The folks who bought our home may still be using that Kenmore dishwasher for all I know.

In our new Florida home, we replaced our dishwasher at the end of November, 2021 with a Whirlpool unit from Loew’s. It got pretty good reviews, it fit the space, and it was white, like our other appliances. We couldn’t find a suitable Kenmore.

The Whirlpool dishwasher cost $496.44 and the install was an additional $175.00.

This new Whirlpool dishwasher has never seemed as good as our old Kenmore, or the Frigidaire dishwasher it replaced. The Whirlpool is noisy, finicky, and the cleaning cycles were very long. Once the machine did its thing, it seemed that the dishes weren’t really clean.

A week or so ago it finally stopped working at all.

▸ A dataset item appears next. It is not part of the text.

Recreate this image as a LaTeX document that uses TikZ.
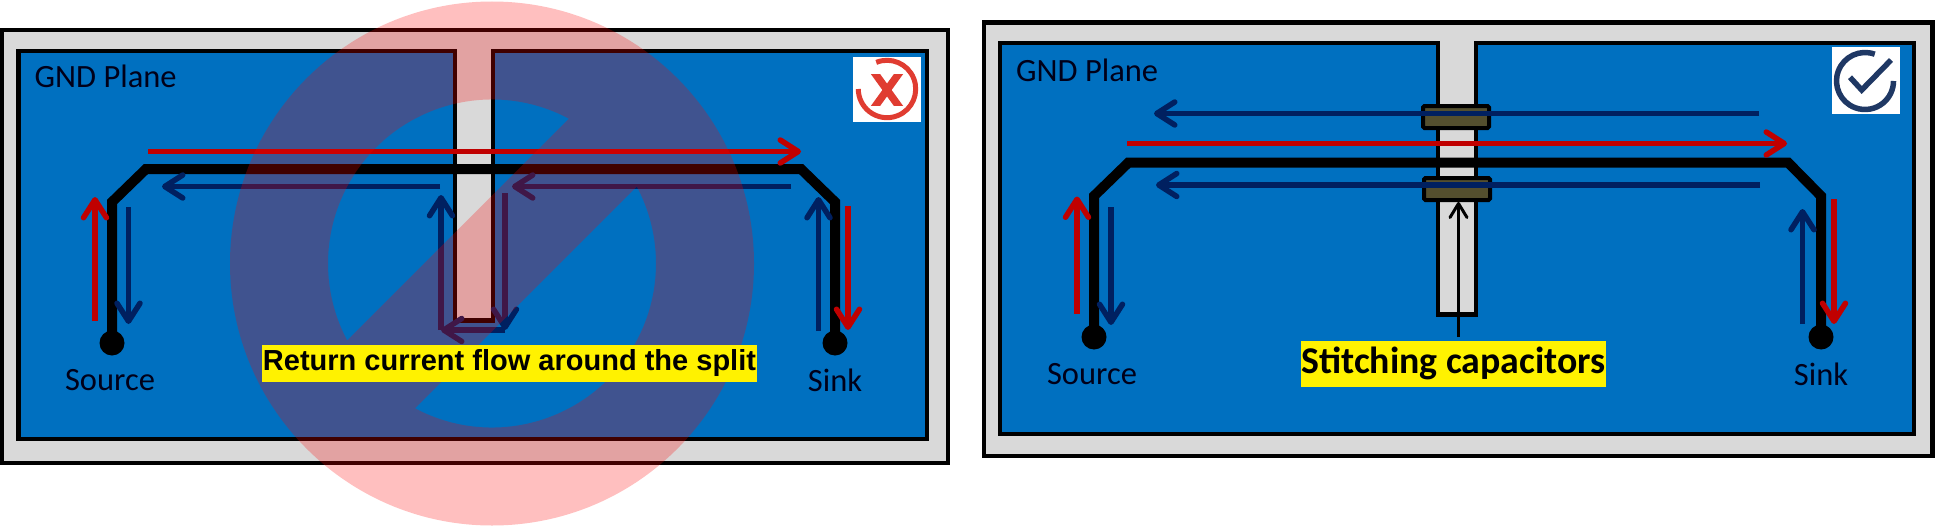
\documentclass[tikz,border=0pt]{standalone}
\usepackage{fontspec}
\setmainfont{Carlito}
\newfontfamily\arialfont{Liberation Sans}
\usetikzlibrary{arrows.meta}
\definecolor{planeblue}{HTML}{0070C0}
\definecolor{slotgray}{HTML}{D9D9D9}
\definecolor{curred}{HTML}{C00000}
\definecolor{curblue}{HTML}{002060}
\definecolor{capbrown}{HTML}{544F2E}
\definecolor{iconred}{HTML}{E03C31}
\definecolor{iconblue}{HTML}{1F3864}
\tikzset{
  board/.style={draw=black,line width=4.5pt,fill=slotgray},
  plane/.style={draw=black,line width=4.5pt,fill=planeblue},
  trace/.style={draw=black,line width=10pt,line join=miter},
  pad/.style={circle,fill=black,minimum size=25pt,inner sep=0pt},
  redcur/.style={draw=curred,line width=5.5pt,-{Straight Barb[length=18pt,width=23pt,round]}},
  bluecur/.style={draw=curblue,line width=5.5pt,-{Straight Barb[length=18pt,width=23pt,round]}},
  txt/.style={font=\fontsize{32.5}{32.5}\selectfont,text=black!90!blue,inner sep=0pt},
  callout/.style={fill=yellow,inner sep=0pt,text=black},
  capbox/.style={draw=black,fill=capbrown,line width=4pt,rounded corners=1.5pt,minimum width=66pt,minimum height=22pt,inner sep=0pt}
}
\begin{document}
\begin{tikzpicture}[x=1pt,y=1pt,yscale=-1]
  \useasboundingbox (0,0) rectangle (1935,527);
  %left panel
  \draw [board] (2,30) rectangle (948,463);
  \draw [plane] (18.5,51) -- (455,51) -- (455,320.5) -- (493,320.5) -- (493,51) -- (927,51) -- (927,439) -- (18.5,439) -- cycle; %with split
  \node (iconX) [fill=white,minimum width=68pt,minimum height=65pt,inner sep=0pt] at (887,89.5) {};
  \draw [iconred,line width=5pt] (887,89) ++(-112:28.7) arc (-112:180:28.7);
  \begin{scope}
    \clip (870,75) rectangle (905,105);
    \draw [iconred,line width=7.5pt] (874,72) -- (900,108);
    \draw [iconred,line width=7.5pt] (900,72) -- (874,108);
  \end{scope}
  \node (gndA) [txt,anchor=west] at (34.5,76.5) {GND Plane};
  \node (srcA) [pad] at (112,343) {};
  \node (snkA) [pad] at (835,343) {};
  \node (srcTxtA) [txt] at (110,380) {Source};
  \node (snkTxtA) [txt] at (835,380) {Sink};
  \draw [trace] (srcA.center) -- (112,202) -- (146,169) -- (801,169) -- (835,202) -- (snkA.center);
  \draw [redcur] (148,151.5) -- (801,151.5);
  \draw [redcur] (95,321) -- (95,197);
  \draw [redcur] (848,206) -- (848,330);
  \draw [bluecur] (128.5,207) -- (128.5,324);
  \draw [bluecur] (440,186.5) -- (162,186.5);
  \draw [bluecur] (791,186.5) -- (512,186.5);
  \draw [bluecur] (818.5,331) -- (818.5,197);
  \draw [bluecur] (441,330) -- (441,195);
  \draw [bluecur] (505,193) -- (505,330);
  \draw [bluecur] (505,330) -- (441,330);
  %no sign on top of the left panel
  \coordinate (ringc) at (492,263.5);
  \fill [red,opacity=.25,even odd rule] (ringc) circle (262)
    (ringc) ++(-62:164) arc (-62:-208:164) -- cycle
    (ringc) ++(118:164) arc (118:-28:164) -- cycle;
  \node (noteA) [callout,minimum width=495pt,minimum height=36.5pt] at (509.5,363.25) {\arialfont\bfseries\fontsize{29}{29}\selectfont Return current flow around the split};
  %right panel
  \draw [board] (984,22.5) rectangle (1932.5,456);
  \draw [plane] (1000,43) -- (1438,43) -- (1438,314.5) -- (1476,314.5) -- (1476,43) -- (1914,43) -- (1914,434) -- (1000,434) -- cycle; %with split
  \node (iconV) [fill=white,minimum width=68pt,minimum height=67pt,inner sep=0pt] at (1866,80.5) {};
  \draw [iconblue,line width=5.5pt] (1865,81) ++(-70:28.5) arc (-70:-360:28.5);
  \draw [iconblue,line width=5.5pt] (1850,77.3) -- (1861.7,90) -- (1891,60);
  \node (gndB) [txt,anchor=west] at (1016,70) {GND Plane};
  \node (srcB) [pad] at (1094,337) {};
  \node (snkB) [pad] at (1821,337) {};
  \node (srcTxtB) [txt] at (1092,374) {Source};
  \node (snkTxtB) [txt] at (1821,374) {Sink};
  \draw [trace] (srcB.center) -- (1094,196) -- (1128.5,162.5) -- (1788,162.5) -- (1821,196) -- (snkB.center);
  \node (capT) [capbox] at (1456,117) {};
  \node (capL) [capbox] at (1457,189) {};
  \draw [redcur] (1127,143.5) -- (1787,143.5);
  \draw [redcur] (1077,313.5) -- (1077,196.5);
  \draw [redcur] (1834,199) -- (1834,324);
  \draw [bluecur] (1759,113.5) -- (1154,113.5);
  \draw [bluecur] (1760,185) -- (1156,185);
  \draw [bluecur] (1111,207) -- (1111,325);
  \draw [bluecur] (1802.5,324) -- (1802.5,209);
  \node (noteB) [callout,minimum width=305pt,minimum height=45.5pt] at (1453.5,363.75) {\bfseries\fontsize{37.8}{37.8}\selectfont Stitching capacitors};
  \coordinate (capfoot) at (1458.5,337);
  \draw [black,line width=3pt,-{Straight Barb[length=14pt,width=17pt,round]}] (capfoot) -- (capL.south -| capfoot);
\end{tikzpicture}
\end{document}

One month after the warranty expired! Seems like a tired old punchline, doesn’t it?

The repair (replacing the motor) cost us $454.75, which was 91.6% of the purchase price!

So far, so bad. But here’s where it gets good: The very next day after the repair, I got an email from Lowe’s Protection Plus, with this banner promoting an extended warranty on this dishwasher!

As Lincoln used to say, I didn’t know whether to laugh or to cry. But don’t bother to ask me if I’ll ever buy a Whirlpool product again.

Here’s some parting advice to Whirlpool:

Don’t let your customers be in charge of your quality control. They already control your reputation.

UPDATE: 4/3/2023: Now the circuit or control board on this POS Whirlpool dishwasher has failed, and will cost $300 to fix. No. We will replace it with a new GE dishwasher and pay $30 to have this Whirlpool hauled off.

I can’t believe a once-great company now sells products this bad. WOW! And we are still getting emails from Loew’s asking if we want to extend the warranty on this unit.

There’s gold in them there Moxies!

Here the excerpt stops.